:: THE PROBLEM ::
Locate the lines of the listing below that hold "matplotlib", then copy each of them.

[A block of data]
· · · · ·
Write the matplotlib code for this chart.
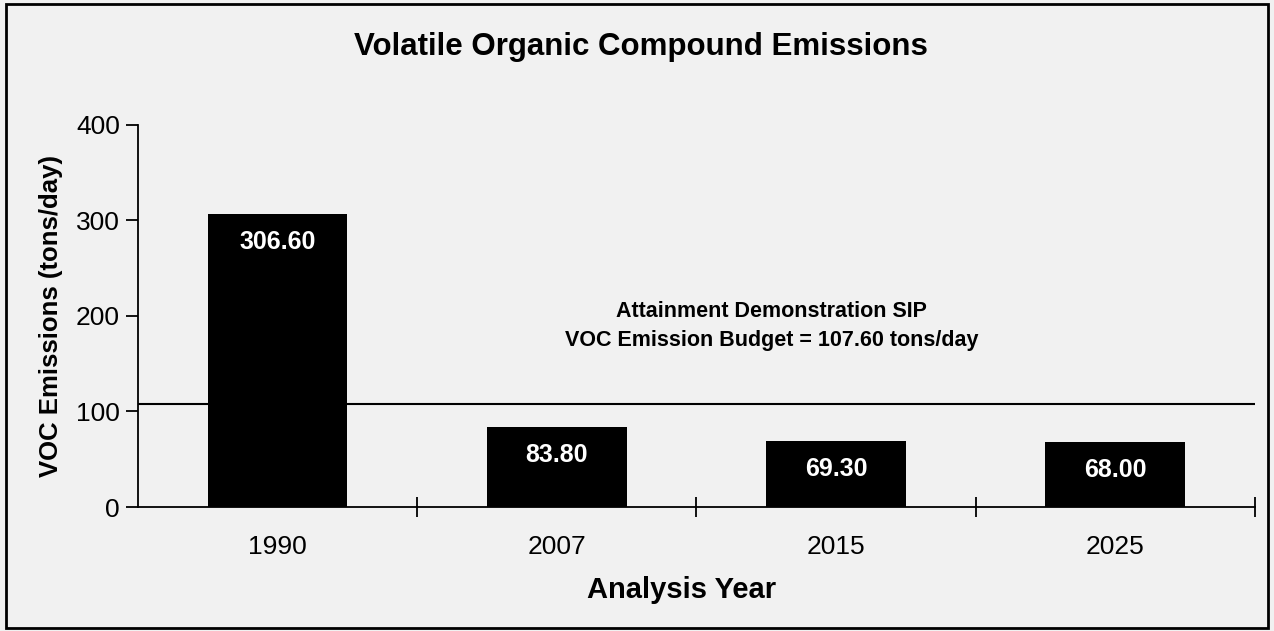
"""
Bar chart of VOC emissions by analysis year with the SIP budget line.
"""
import matplotlib
matplotlib.use("Agg")
import matplotlib.pyplot as plt
from matplotlib.patches import Rectangle

years = ["1990", "2007", "2015", "2025"]
emissions = [306.60, 83.80, 69.30, 68.00]
budget = 107.60
y_ticks = [0, 100, 200, 300, 400]

plt.rcParams["font.family"] = ["Liberation Sans", "DejaVu Sans"]

fig = plt.figure(figsize=(12.74, 6.31), dpi=100, facecolor="#f1f1f1")
ax = fig.add_axes([0.1083, 0.1965, 0.8767, 0.6055])
ax.set_facecolor("none")

x = list(range(len(years)))
ax.bar(x, emissions, width=0.5, color="black", zorder=3)

# value labels inside the top of each bar
for xi, v in zip(x, emissions):
    ax.text(xi, v - 29, f"{v:.2f}", color="white", fontsize=18, fontweight="bold",
            ha="center", va="center", zorder=4)

# budget line
ax.axhline(budget, color="black", linewidth=1.5, zorder=2)
ax.text(1.77, 190, "Attainment Demonstration SIP\nVOC Emission Budget = 107.60 tons/day",
        ha="center", va="center", fontsize=15.5, fontweight="bold", linespacing=1.5)

ax.set_xlim(-0.5, 3.5)
ax.set_ylim(0, 400)
ax.set_yticks(y_ticks)
ax.set_xticks(x)
ax.set_xticklabels(years)
ax.set_xticks([0.5, 1.5, 2.5, 3.5], minor=True)
ax.tick_params(axis="x", which="major", length=0, labelsize=19, pad=20)
ax.tick_params(axis="x", which="minor", direction="inout", length=14, width=1.3)
ax.tick_params(axis="y", direction="out", length=9, width=1.3, labelsize=19, pad=4)

for side in ["top", "right"]:
    ax.spines[side].set_visible(False)
ax.spines["left"].set_linewidth(1.3)
ax.spines["bottom"].set_linewidth(1.3)

ax.set_ylabel("VOC Emissions (tons/day)", fontsize=18.5, fontweight="bold", labelpad=9)
ax.set_xlabel("Analysis Year", fontsize=21, fontweight="bold")
ax.xaxis.set_label_coords(0.487, -0.181)
fig.text(0.503, 0.925, "Volatile Organic Compound Emissions", ha="center", va="center",
         fontsize=22.5, fontweight="bold")

# scanned-page border
fig.patches.append(Rectangle((0.005, 0.004), 0.99, 0.99, transform=fig.transFigure,
                             fill=False, edgecolor="black", linewidth=2))

fig.savefig("out.png", dpi=100, facecolor=fig.get_facecolor())
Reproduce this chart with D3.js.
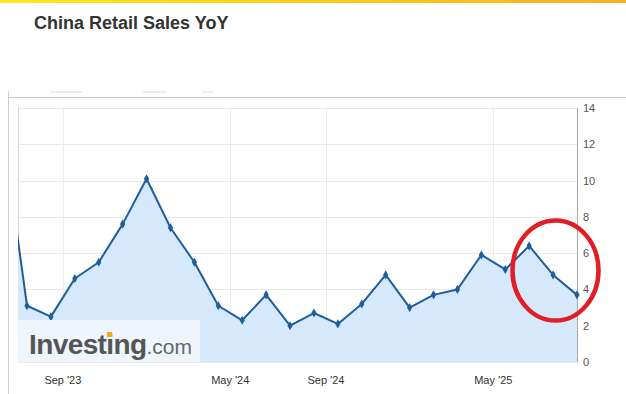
· · · · ·
:: COMPLETE ANSWER ::
Write the matplotlib code for this chart.
import matplotlib
matplotlib.use("Agg")
import matplotlib.pyplot as plt
from matplotlib.patches import Rectangle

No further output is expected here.